I love my Bob's, but I would suggest you ride in a few and learn a bit about what type of seat you like. THere are MANY variations. I happen to like a narrow twist, close contact, so I chose a Bob's KR. They have a few others with those options also. Only disadvantage I have found to Bob's is that the skirt length is long, and sometimes I wish it was shorter......Leddys are also really nice and you can find them for your price on eBay......they have a skirt that is a bit shorter. Certain trainers prefer certain saddles...you may want to check with your trainer too, and they may also have some you can try. Some like Continentals, Sean Ryon, many others......If you are looking used-The folks at Cowdog saddles are very knowledgable (particularly about Bob's) and helpful and they have some nice used ones.
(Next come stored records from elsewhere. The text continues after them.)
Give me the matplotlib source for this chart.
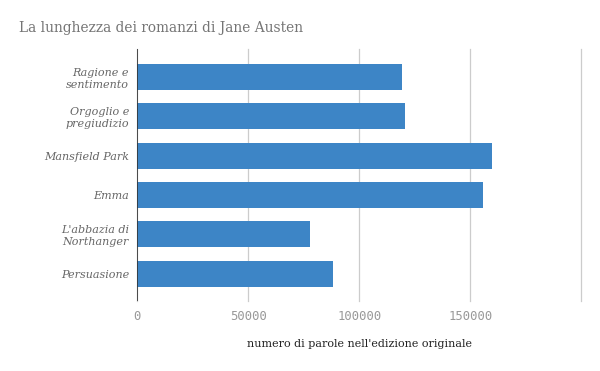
import matplotlib
matplotlib.use("Agg")
import matplotlib.pyplot as plt

titles = ["Ragione e\nsentimento", "Orgoglio e\npregiudizio", "Mansfield Park",
          "Emma", "L'abbazia di\nNorthanger", "Persuasione"]
words = [119394, 120697, 159640, 155887, 77601, 88200]
xticks = [0, 50000, 100000, 150000]
xgrid = [0, 50000, 100000, 150000, 200000]

fig = plt.figure(figsize=(6, 3.71), dpi=100)
ax = fig.add_axes([137.3/600, 1-300.7/371, 444/600, (300.7-49)/371])

pos = list(range(len(titles)))
ax.barh(pos, words, height=0.66, color="#3d85c6", zorder=3)
ax.set_xlim(0, 200000)
ax.set_ylim(5.69, -0.71)

for g in xgrid:
    ax.axvline(g, color="#cccccc", lw=0.9, zorder=1, clip_on=False)
ax.axvline(0, color="#333333", lw=1.2, zorder=4)

for s in ax.spines.values():
    s.set_visible(False)

ax.set_yticks(pos)
ax.set_yticklabels(titles, family="DejaVu Serif", style="italic",
                   fontsize=8, color="#666666", linespacing=1.25)
ax.tick_params(axis="y", length=0, pad=6)
ax.set_xticks(xticks)
ax.set_xticklabels([str(t) for t in xticks], family="DejaVu Sans Mono",
                   fontsize=8.8, color="#999999")
ax.tick_params(axis="x", length=0, pad=7)

fig.text(19/600, 1-28/371, "La lunghezza dei romanzi di Jane Austen",
         family="DejaVu Serif", fontsize=9.9, color="#757575",
         ha="left", va="center")
fig.text(359/600, 1-344/371, "numero di parole nell'edizione originale",
         family="DejaVu Serif", fontsize=8, color="#222222",
         ha="center", va="center")

fig.savefig("out.png", dpi=100)
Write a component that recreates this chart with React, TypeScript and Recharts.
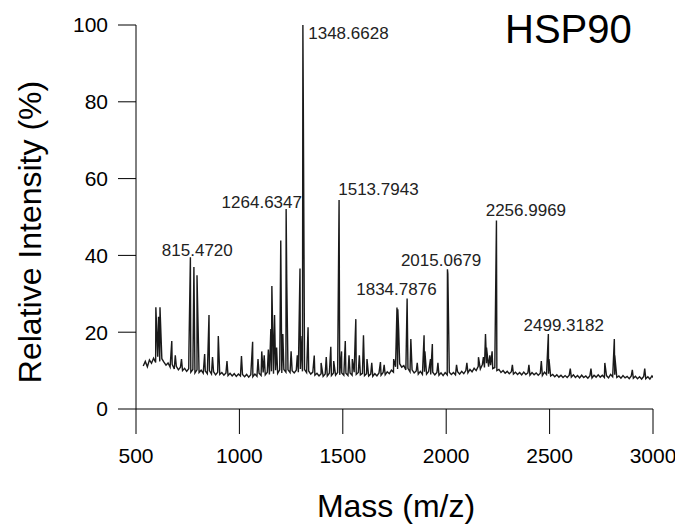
import { LineChart, Line, XAxis, YAxis, ReferenceDot } from "recharts";

// baseline noise, one reading every 10 m/z from 535 to 3005
const BASE_START = 535;
const BASE_STEP = 10;
const baseline = [
  11.2, 12.4, 11.0, 12.8, 11.9, 13.2, 12.1, 13.6, 12.4, 13.1,
  12.2, 11.4, 12.0, 10.9, 11.6, 10.4, 11.1, 10.2, 10.9, 10.0,
  10.6, 9.8, 10.5, 9.6, 10.3, 9.4, 10.2, 9.5, 10.1, 9.3,
  9.9, 9.2, 10.0, 9.1, 9.7, 8.9, 9.6, 9.0, 9.5, 8.8,
  9.4, 8.7, 9.3, 8.6, 9.2, 8.5, 9.1, 8.6, 9.0, 8.4,
  9.0, 8.3, 8.9, 8.4, 9.1, 8.5, 9.3, 8.7, 9.5, 8.9,
  9.6, 9.0, 9.8, 9.2, 10.1, 9.3, 10.2, 9.4, 10.3, 9.6,
  10.2, 9.5, 10.0, 9.4, 10.1, 9.6, 10.4, 9.8, 10.3, 9.5,
  9.9, 9.1, 9.6, 8.8, 9.3, 8.6, 9.2, 8.5, 9.1, 8.6,
  9.3, 8.7, 9.4, 8.8, 9.5, 8.9, 9.4, 8.8, 9.3, 8.7,
  9.4, 8.8, 9.6, 9.0, 9.5, 8.9, 9.3, 8.7, 9.2, 8.6,
  9.1, 8.5, 9.2, 8.6, 9.4, 8.8, 9.5, 8.9, 9.7, 9.2,
  10.1, 9.6, 11.0, 10.4, 11.8, 10.9, 11.3, 10.2, 10.6, 9.7,
  10.2, 9.4, 9.9, 9.1, 9.8, 9.0, 9.7, 9.1, 9.8, 9.0,
  9.6, 8.9, 9.5, 8.8, 9.4, 8.7, 9.5, 8.9, 9.6, 9.0,
  9.5, 8.9, 9.7, 9.1, 9.8, 9.2, 10.0, 9.4, 10.3, 9.7,
  10.6, 10.0, 11.1, 10.4, 11.6, 10.8, 11.9, 11.0, 11.4, 10.5,
  10.8, 10.0, 10.3, 9.5, 10.0, 9.3, 9.8, 9.2, 9.7, 9.1,
  9.6, 9.0, 9.5, 8.9, 9.6, 9.0, 9.4, 8.8, 9.5, 8.9,
  9.4, 8.8, 9.3, 8.7, 9.6, 9.0, 9.2, 8.6, 9.0, 8.4,
  8.9, 8.3, 8.8, 8.2, 8.7, 8.2, 8.8, 8.3, 8.9, 8.2,
  8.7, 8.1, 8.8, 8.2, 8.6, 8.0, 8.7, 8.1, 8.8, 8.3,
  8.9, 8.3, 8.8, 8.2, 8.7, 8.1, 9.0, 8.4, 8.9, 8.2,
  8.6, 8.0, 8.7, 8.1, 8.5, 7.9, 8.6, 8.0, 8.5, 7.9,
  8.4, 7.8, 8.5, 7.9, 8.4, 7.8, 8.6, 8.0,
];

// peaks (m/z position, relative intensity %)
const peakMz = [
  596, 609, 616, 621, 673, 690, 720, 756, 763, 780, 795, 832, 853, 870, 898,
  940, 1010, 1064, 1090, 1108, 1120, 1140, 1152, 1157, 1170, 1180, 1200, 1210,
  1226, 1229, 1250, 1280, 1293, 1297, 1307, 1309, 1332, 1362, 1395, 1420,
  1442, 1456, 1482, 1494, 1512, 1530, 1546, 1560, 1563, 1580, 1600, 1617,
  1640, 1682, 1700, 1746, 1762, 1766, 1770, 1811, 1829, 1860, 1893, 1897,
  1924, 1933, 1960, 2006, 2008, 2050, 2100, 2156, 2180, 2190, 2195, 2211,
  2222, 2243, 2320, 2400, 2460, 2494, 2497, 2600, 2700, 2767, 2813, 2815,
  2900, 2960,
];
const peakInt = [
  26.5, 24, 26.5, 19, 17.7, 14, 13, 15.4, 39.5, 37, 34.8, 14.3, 24.5, 13.5, 19,
  12.5, 13.8, 17.5, 13, 15, 14, 15.5, 20.8, 32, 24.5, 16, 43.9, 19.5,
  52.1, 33.6, 15, 14, 36.6, 19, 100, 80, 21.3, 13.9, 12, 13.5,
  16.2, 12.5, 54.4, 15, 17.7, 14, 13, 18.7, 23.4, 14, 19.2, 13,
  12, 12.2, 11.5, 13, 26.4, 26, 20.8, 28.8, 18.2, 12, 19.2, 15,
  13, 16.9, 12, 36.4, 35.2, 11.5, 12, 13.5, 13.5, 19.5, 16, 14,
  15, 49.1, 11.5, 11.5, 12.5, 19.5, 13, 10.5, 10.5, 12, 18.2, 14,
  10.2, 10.5,
];

// annotated peaks: label text and where the text starts (m/z, % at text middle)
const labelText = [
  "1348.6628", "1264.6347", "815.4720", "1513.7943",
  "1834.7876", "2015.0679", "2256.9969", "2499.3182",
];
const labelMz = [1333, 914, 625, 1478, 1565, 1781, 2191, 2374];
const labelInt = [97.9, 53.9, 41.4, 57.3, 31.3, 38.8, 51.8, 21.9];

const xTicks = [500, 1000, 1500, 2000, 2500, 3000];
const yTicks = [0, 20, 40, 60, 80, 100];

const spectrum = [
  ...baseline.map((v, i) => ({ mz: BASE_START + i * BASE_STEP, v })),
  ...peakMz.map((mz, i) => ({ mz, v: peakInt[i] })),
].sort((a, b) => a.mz - b.mz);

const FONT = "'Liberation Sans', Arial, sans-serif";

export default function App() {
  return (
    <div style={{ position: "absolute", left: 0, top: 0, width: 675, height: 530, background: "#fff", fontFamily: FONT }}>
      <LineChart width={675} height={530} data={spectrum} margin={{ top: 25, right: 22, bottom: 0, left: 0 }}>
        <XAxis
          dataKey="mz"
          type="number"
          domain={[500, 3000]}
          ticks={xTicks}
          allowDataOverflow
          height={121}
          tickSize={25}
          tickMargin={14}
          stroke="#000"
          tick={{ fontSize: 21, fill: "#000" }}
          label={() => (
            <text x={396} y={517} textAnchor="middle" fontSize={32} fill="#000">
              Mass (m/z)
            </text>
          )}
        />
        <YAxis
          type="number"
          domain={[0, 100]}
          ticks={yTicks}
          width={136}
          tickSize={18}
          tickMargin={10}
          stroke="#000"
          tick={{ fontSize: 21, fill: "#000" }}
          label={() => (
            <text
              x={30}
              y={232}
              transform="rotate(-90 30 232)"
              textAnchor="middle"
              dominantBaseline="central"
              fontSize={32}
              fill="#000"
            >
              Relative Intensity (%)
            </text>
          )}
        />
        <Line
          type="linear"
          dataKey="v"
          stroke="#1a1a1a"
          strokeWidth={1.4}
          dot={false}
          isAnimationActive={false}
        />
        {labelText.map((t, i) => (
          <ReferenceDot
            key={t}
            x={labelMz[i]}
            y={labelInt[i]}
            r={0}
            fill="none"
            stroke="none"
            ifOverflow="visible"
            label={{ value: t, position: "right", offset: 0, fontSize: 17, fill: "#222" }}
          />
        ))}
      </LineChart>
      <div style={{ position: "absolute", left: 505, top: 9, fontSize: 40, lineHeight: "40px", color: "#000" }}>
        HSP90
      </div>
    </div>
  );
}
Good luck!


----------



## tsprack (Jan 2, 2013)

Thank you for your reply. Any help is appreciated, it's not an inexpensive sport and the saddle is a big part of reining.


----------



## franknbeans (Jun 7, 2007)

What size are you looking for?


----------



## tsprack (Jan 2, 2013)

I've been told to go a little bigger in the seat for a reining saddle, so a 16.


----------



## franknbeans (Jun 7, 2007)

I have no idea what you r taste is, but the good ones (Bob's, Leddy, Ryon) hold their value really nicely so if you find you want to switch it makes it pretty marketable. Here is a Leddy at a really good price (I just sold one older than this for $2500 that I bought at an auction, so that is a pretty accurate value. Like I said-they are good solid saddles, but plainer. THe wool is really soft and squishy......lovely really. Only sold mine as it was slightly small for me.
http://www.ebay.com/itm/M-L-Leddys-16-Reining-Saddle-Western-Reining-Saddle-M-L-Leddy-Saddle-/160947642877?pt=LH_DefaultDomain_0&hash=item25793a21fd

If you need something to ride in sooner and don't want to wait or just want a beginner saddle for now-I know the Crates reiners are comfy and nice-a friend of mine had one-and I had a Rocking R reiner and liked it. Both resold very well when we were ready to upgrade. There are SO many other expenses to this sport.....I am always shopping...for the Balding bits, spurs, Yucca flats blankets.......it is endless...but fun!


----------



## Rawhide (Nov 11, 2011)

Heres a R/R for a little over 11 delivered. Course gotta fit your horse and you. Think they only have 16's left.
Rocking R Saddlery® West Coast Reiner Saddle*::*Reining*::*Saddles*::*Saddles & Tack*::*Fort Western Online

Boone


----------



## tsprack (Jan 2, 2013)

Thank you I'll check them out. I appreciate the link.


----------



## franknbeans (Jun 7, 2007)

I loved my Rocking R.....I bought mine used from Shels saddle shack. She doesn't have any reining saddles at the moment-I just checked. But you could try Horseclicks and Tacktrader too.


----------



## tsprack (Jan 2, 2013)

I'm thinking that would be a good starter saddle for me and then move up. Do you know much about the Dale Chavez saddles?


----------



## franknbeans (Jun 7, 2007)

AS far as I know they are nice saddle. I get the impression that they do more equitation saddles than reining, but I did like the look of their reiners when I started. I do not know how they sit at all, or how the pocket is.


----------